Enable flexible configuration across many models, experiments and user options
Improve the management of configuration information, through logically organized data structures and transparent data flows
Reduce duplication (DRY), potential for human error, and enable programatic parseabilty of configuration data
Be robust, portable, maintainable
Apply purely generic operations common to any modelling system, without any knowledge of the specific underlying model/experiment/machine.

How imsi works

imsi itself is a python tool which parses configuration information that is largely supplied by an imsi-enable model. Together with user sepecified selections, imsi parses the configuration, and writes output files that are used downstream in compilation and model sequencing.

Users intract with imsi via the CLI: imsi.cli. Imsi writes state files, so that subsequent calls to imsi have full knowledge of the previous state - which is to say, imsi has a type of memory that allows it to logically operate in a consistent way across separate calls to the program.

imsi data structures (hierachical configuration format)

One of the most important parts about imsi is the configuration data model. The imsi python code itself has no knowledge of any specific configuration information, only about generic configuration operations. All configuration information is contained in a series of logically organized yaml files, within the imsi_config directory, which must be found at the top directory level of any imsi enable model (e.g. CanESM imsi_config . These yaml files define literally every possible configuration option, and anything in the configuration can be influenced via these files. We refer to this as the Hierarchical Configuration Format (HCF). This system produces a clear and logically organized structure to cpature definitions and modifications that can be easily saved/version controlled and shared for future resuse.

A vital aspect of the imsi data hierachy is the concept of inheritance. Since many model configurations or experiments are closely related to one another, defining them all completely would lead to much duplication. By inheriting_from a parent, configurations only need specify their unique properties relative to that parent.
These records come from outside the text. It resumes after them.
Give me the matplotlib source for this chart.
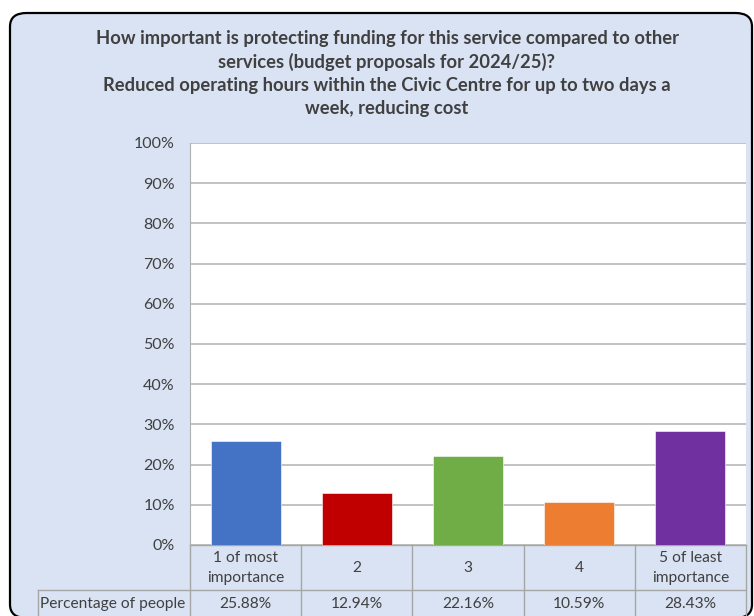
import matplotlib
matplotlib.use('Agg')
import matplotlib.pyplot as plt
from matplotlib.patches import FancyBboxPatch
import matplotlib.transforms as mtransforms

plt.rcParams['font.family'] = ['Lato', 'DejaVu Sans']

categories = ['1 of most\nimportance', '2', '3', '4', '5 of least\nimportance']
values = [25.88, 12.94, 22.16, 10.59, 28.43]
value_labels = ['25.88%', '12.94%', '22.16%', '10.59%', '28.43%']
row_label = 'Percentage of people'
colors = ['#4472c4', '#c00000', '#70ad47', '#ed7d31', '#7030a0']
title = ('How important is protecting funding for this service compared to other\n'
         'services (budget proposals for 2024/25)?\n'
         'Reduced operating hours within the Civic Centre for up to two days a\n'
         'week, reducing cost')

W, H = 754, 616
fig = plt.figure(figsize=(W/100, H/100), dpi=100)
fig.patch.set_facecolor('white')

def fx(px):
    return px / W

def fy(py):
    return 1 - py / H

# background panel with rounded corners
panel = FancyBboxPatch((fx(10), fy(618)), fx(742), 605/H,
                       boxstyle='round,pad=0,rounding_size=0.022',
                       transform=fig.transFigure, facecolor='#dae3f3',
                       edgecolor='black', linewidth=1.6, zorder=-5)
fig.patches.append(panel)

txtc = '#404040'
fig.text(fx(387), fy(30), title, ha='center', va='top', fontsize=13.2,
         fontweight='bold', color=txtc, linespacing=1.42)

ax = fig.add_axes([fx(190), fy(545), fx(746) - fx(190), (545-143)/H])
ax.set_facecolor('white')
x = list(range(len(values)))
ax.bar(x, values, width=0.63, color=colors, edgecolor='white', linewidth=0.4, zorder=3)
ax.set_xlim(-0.5, 4.5)
ax.set_ylim(0, 100)
ax.set_yticks(range(0, 101, 10))
ax.set_yticklabels([f'{v}%' for v in range(0, 101, 10)], fontsize=11.5, color=txtc)
ax.tick_params(axis='y', length=0, pad=11)
ax.set_xticks([])
ax.yaxis.grid(True, color='#b8b8b8', linewidth=1.2, zorder=0)
ax.set_axisbelow(True)
for s in ['top', 'right', 'bottom']:
    ax.spines[s].set_visible(False)
ax.spines['left'].set_color('#b0b0b0')

# data table under the plot
lc = '#a6a6a6'
trans = mtransforms.blended_transform_factory(ax.transData, fig.transFigure)
for i in range(len(values) + 1):
    ax.plot([i - 0.5, i - 0.5], [fy(545), fy(620)], color=lc, lw=1,
            transform=trans, clip_on=False)
ax.plot([-0.5, 4.5], [fy(545), fy(545)], color=lc, lw=1, transform=trans, clip_on=False)
fig.lines.append(plt.Line2D([fx(38), fx(746)], [fy(590), fy(590)], color=lc, lw=1,
                            transform=fig.transFigure))
fig.lines.append(plt.Line2D([fx(38), fx(38)], [fy(590), fy(620)], color=lc, lw=1,
                            transform=fig.transFigure))
for i, (c, v) in enumerate(zip(categories, value_labels)):
    ax.text(i, fy(568), c, transform=trans, ha='center', va='center',
            fontsize=11.2, color=txtc, linespacing=1.6)
    ax.text(i, fy(604), v, transform=trans, ha='center', va='center',
            fontsize=11.2, color=txtc)
fig.text(fx(113), fy(604), row_label, ha='center', va='center', fontsize=11.2, color=txtc)

fig.savefig('out.png', dpi=100)
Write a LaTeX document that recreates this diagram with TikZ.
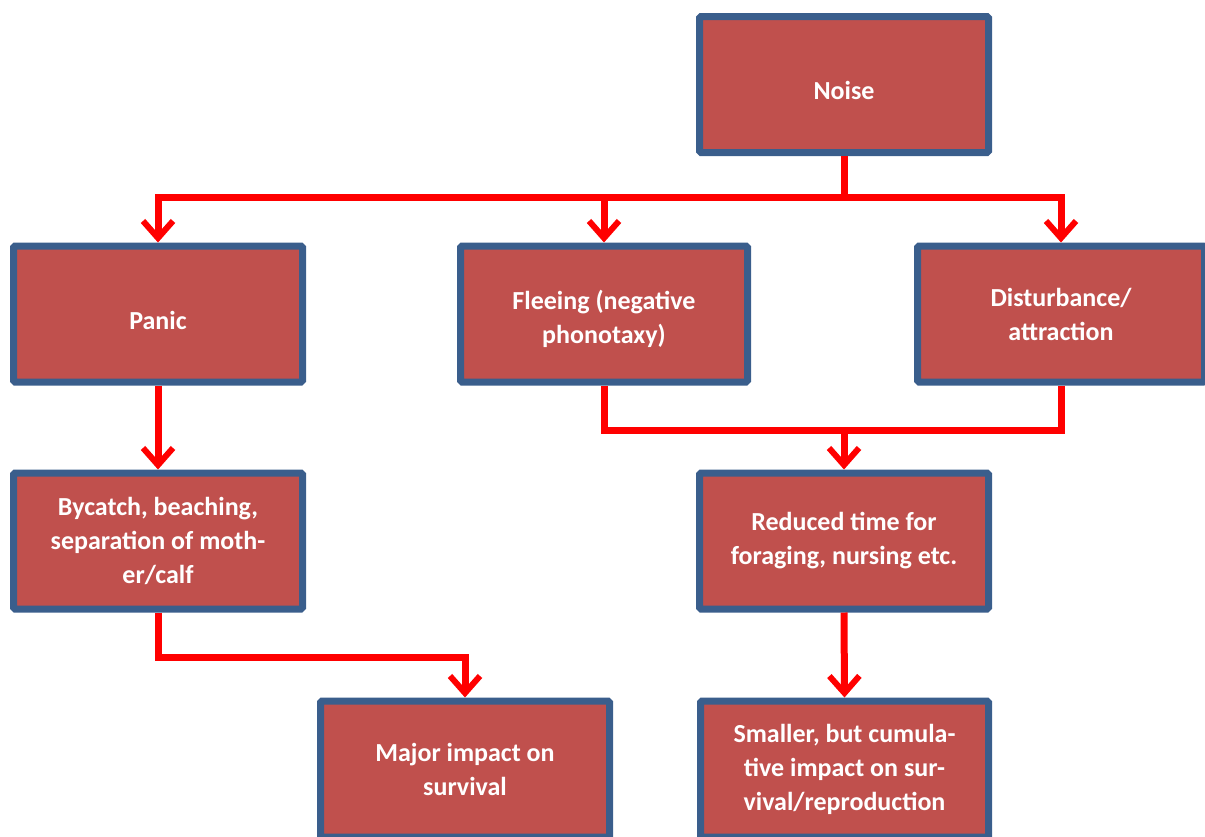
\documentclass[tikz,border=0pt]{standalone}
\usepackage{fontspec}
\setmainfont{Carlito}
\usetikzlibrary{arrows.meta}
\definecolor{boxfill}{HTML}{C0504D}
\definecolor{boxline}{HTML}{3A5E8C}
\definecolor{linkred}{HTML}{FF0000}
\newcommand{\lowered}[1]{\raisebox{-6pt}[\height][\depth]{#1}}
\tikzset{
  box/.style={draw=boxline, fill=boxfill, line width=7pt, minimum width=289pt, minimum height=136pt,
    text=white, align=center, font=\bfseries\fontsize{26}{34}\selectfont, inner sep=0pt, rounded corners=1.5pt},
  link/.style={draw=linkred, line width=7pt},
  arr/.style={link, -{Straight Barb[length=17pt, width=30pt, line width=6pt]}, line join=miter},
}
\begin{document}
\begin{tikzpicture}[x=1pt, y=-1pt]
\useasboundingbox (0,0) rectangle (1205,836);
\clip (0,0) rectangle (1205,836);
\node[box] (noise) at (844,84.5) {\lowered{Noise}};
\node[box] (panic) at (158,314) {\lowered{Panic}};
\node[box, minimum width=287pt] (flee) at (604,314) {\lowered{\begin{tabular}{@{}c@{}}Fleeing (negative\\phonotaxy)\end{tabular}}};
\node[box, minimum width=287pt] (dist) at (1061,314) {Disturbance/\\attraction};
\node[box] (bycatch) at (158,541) {Bycatch, beaching,\\separation of moth-\\er/calf};
\node[box] (reduced) at (844,541) {Reduced time for\\foraging, nursing etc.};
\node[box] (major) at (465,769) {Major impact on\\survival};
\node[box, minimum width=288pt] (smaller) at (844.5,769) {Smaller, but cumula-\\tive impact on sur-\\vival/reproduction};

\draw[link] (noise.south) -- (noise.south |- 0,197) coordinate (j1);
\draw[arr] (j1) -| (panic.north);
\draw[arr] (j1) -| (flee.north);
\draw[arr] (j1) -| (dist.north);

\draw[arr] (panic.south) -- (bycatch.north);

\draw[link, line join=miter] (flee.south) |- (reduced.north |- 0,430) coordinate (j2);
\draw[link, line join=miter] (dist.south) |- (j2);
\draw[arr] (j2) -- (reduced.north);

\draw[arr] (bycatch.south) |- (major.north |- 0,657) -- (major.north);
\draw[arr] (reduced.south) -- (smaller.north);
\end{tikzpicture}
\end{document}
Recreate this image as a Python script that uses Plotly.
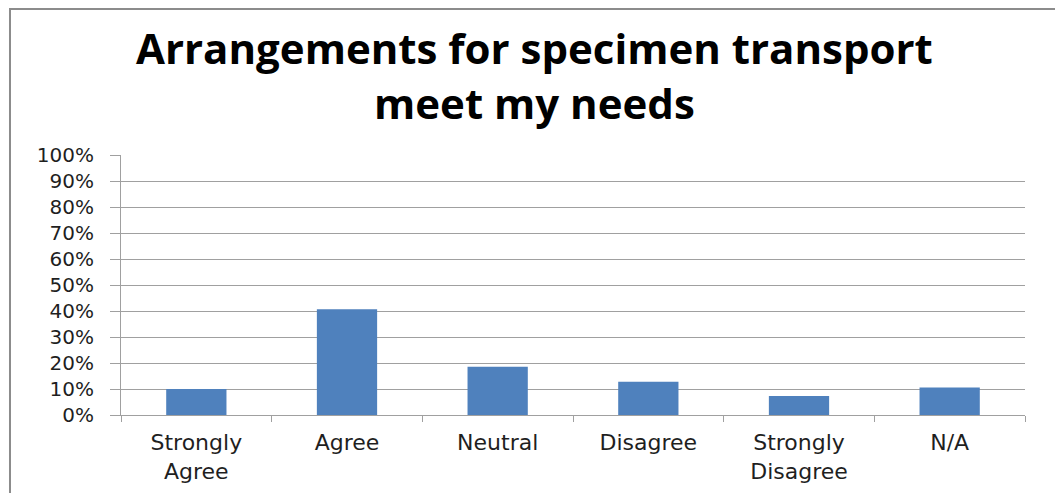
import plotly.graph_objects as go

# survey responses (share of respondents)
categories = ["Strongly<br>Agree", "Agree", "Neutral", "Disagree", "Strongly<br>Disagree", "N/A"]
shares = [0.10, 0.407, 0.186, 0.128, 0.073, 0.106]
y_ticks = [i / 10 for i in range(11)]
y_tick_labels = [f"{i * 10}%" for i in range(11)]
title_text = "<b>Arrangements for specimen transport<br>meet my needs</b>"

fig = go.Figure([go.Bar(x=categories, y=shares, marker_color="#4f81bd", marker_line_width=0)])

# page body has an 8px margin, so the figure is a bit smaller than the window
fig.update_layout(
    width=1055, height=485,
    margin=dict(l=113, r=38, t=147, b=78),
    plot_bgcolor="white", paper_bgcolor="white",
    bargap=0.6,
    showlegend=False,
    font=dict(family="DejaVu Sans", color="#1f1f1f"),
    shapes=[dict(type="rect", xref="paper", yref="paper",
                 x0=-0.1228, x1=1.0354, y0=-0.4, y1=1.5615,
                 line=dict(color="#8c8c8c", width=2), fillcolor="rgba(0,0,0,0)", layer="below")],
)

fig.add_annotation(text=title_text, xref="paper", yref="paper",
                   x=0.457, y=1.3096, xanchor="center", yanchor="middle", showarrow=False,
                   font=dict(family="Open Sans", size=42, color="black"))

fig.update_yaxes(range=[0, 1], tickvals=y_ticks, ticktext=y_tick_labels,
                 showgrid=True, gridcolor="#a0a0a0", gridwidth=1,
                 showline=True, linecolor="#a0a0a0", linewidth=1,
                 ticks="outside", ticklen=10, tickcolor="#a0a0a0",
                 ticklabelstandoff=12, automargin=False,
                 tickfont=dict(size=20), zeroline=False)
fig.update_xaxes(showline=True, linecolor="#a0a0a0", linewidth=1,
                 ticks="outside", ticklen=6, tickcolor="#a0a0a0", tickson="boundaries",
                 ticklabelstandoff=8, automargin=False,
                 tickfont=dict(size=22), showgrid=False)

fig.write_html("out.html")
Imsi organizes the configuration in yaml files, which are easily parseable by humans and machines. However, for the most part, downstream models and scripting do not ingest yaml files, but namelists, environment variables and so on. Hence, when imsi applies a configuration, what it outputs are the required namelists, cppdef files, shell_parameter files, and so on. These are largely contained within the config directory.

While users can modify these config directory files manually (and they will be used in the simulation), the issue with this is the high rate of human error, and the fact that any applied changes will not be resuable. On the other hand if users apply changes in the upstream yaml configurations, they are savable, resuable and easily shareable.